Victor Hugo (1802-1885). Si torna dal Salone del Libro, si torna dopo aver ascoltato discorsi, testimonianze, analisi, sui nostri giorni. Si torna, anche, pensando agli scrittori di ieri. Come Victor Hugo, che fu, certo, enorme romanziere, ma si batté da politico contro la povertà, il lavoro infantile, per le donne, per il suffragio universale. Per la pace. Fra l’altro, presiede il Congresso Internazionale della Pace che si tiene a Parigi nel 1849 e fa appello a una “fraternità europea”. Questa è almeno una parte del suo discorso.
“Molti di voi vengono dai punti più lontani del globo, col cuore pieno di un pensiero religioso e santo […], menti convinte […] che non vogliono solo il bene di un popolo ma di tutti i popoli.
Voi state per aggiungere ai princìpi che dirigono oggi gli uomini di stato, i governanti e i legislatori, un valore superiore. […]
Siate i benvenuti!
[…]
Signori, è un pensiero concreto questo della pace universale che vuole tutte le nazioni unite fra loro da un legame comune, con il Vangelo come legge suprema e la mediazione sostituita alla guerra? È questa un’idea realizzabile? Molti di coloro che si definiscono menti positive, molti politici cresciuti, come si dice oggi, nella gestione degli affari rispondono: no. Quanto a me, io rispondo con voi, rispondo senza esitare: sì! E vi dimostro subito perché.

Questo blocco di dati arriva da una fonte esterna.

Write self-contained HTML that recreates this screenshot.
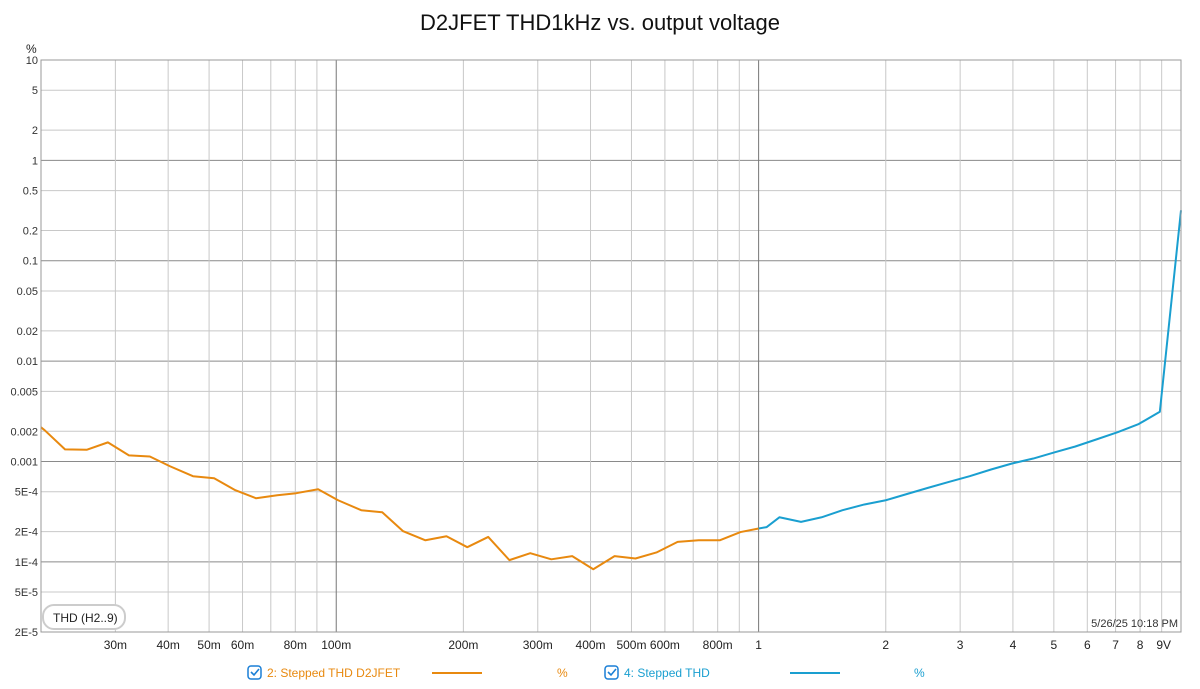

Vado ancora oltre; non dico soltanto: è una meta raggiungibile, dico: è una meta inevitabile; è possibile solo affrettarne o ritardarne il compimento… Ecco tutto.
La legge del mondo non è, non può essere distinta da quella di Dio. Ora, la legge di Dio non è la guerra, è la pace. Gli uomini hanno cominciato con la lotta, come la creazione è nata dal caos. Da dove vengono? Dalla guerra; questo è evidente. Ma dove vanno? Verso la pace. Questo pure è evidente.
[…] Sapete cosa metterete al posto dei soldati? […] dei cannoni, dei falconetti, delle lance, delle picche e delle spade? Metterete una piccola scatola di legno che chiamerete l’urna del voto e da questa scatola, cosa uscirà? Un’assemblea nella quale vi sentirete tutti vivi, che sarà come un’unica vostra anima, un concilio sovrano e popolare che deciderà, giudicherà, risolverà tutto con la legge, che farà cadere la spada da ogni mano e sorgere la giustizia in ogni cuore, che dirà a ciascuno: là finisce il tuo diritto, qui inizia il tuo dovere.
Verrà un giorno in cui la guerra sembrerà così assurda fra Parigi e Londra, fra Pietroburgo e Berlino, fra Vienna e Torino da sembrare impossibile esattamente come, ai giorni nostri, lo sarebbe una guerra fra Rouen e Amiens, fra Boston e Philadelphia. Verrà un giorno in cui la Francia, tu Russia, tu Italia, tu Inghilterra, tu Germania, voi tutte, nazioni del continente, senza perdere le vostre qualità distinte e le vostre gloriose individualità, vi stringerete in un’unità superiore e costruirete la fratellanza europea, così come la Normandia, la Bretagna, la Borgogna, la Lorena, l’Alsazia e tutte le nostre province si sono fuse nella Francia. Verrà un giorno in cui non esisteranno più altri campi di battaglia se non i mercati, che si apriranno al commercio, e le menti, che si apriranno alle idee. Verrà un giorno in cui le pallottole e le granate saranno sostituite dal diritto di voto, dal suffragio universale dei popoli, dal tribunale arbitrale di un Senato grande e sovrano che sarà per l’Europa ciò che il Parlamento è per l’Inghilterra, la Dieta per la Germania, l’Assemblea legislativa per la Francia.
[…]
Verrà un giorno in cui vedremo i due grandi gruppi, gli Stati Uniti d’America e gli Stati Uniti d’Europa, uno di fronte all’altro, porgersi la mano attraverso i mari, scambiarsi i prodotti, il loro commercio, le loro industrie, le loro arti, i loro geni, collaborare insieme per trarne il benessere di tutti.
[…]
D’ora in poi, il fine dell’alta politica, della politica vera sarà il seguente: lavorare per il riconoscimento delle nazionalità, ristabilire l’unità storica dei popoli e armonizzare questa unità, mediante la pace, con la civiltà, aumentare continuamente il numero dei popoli civilizzati, dare il buon esempio ai popoli ancora barbari, sostituire le guerre con tribunali arbitrali. Infine, e ciò riassume tutto, operare perché il diritto abbia l’ultima parola, quella che il vecchio mondo faceva pronunciare dalla forza”.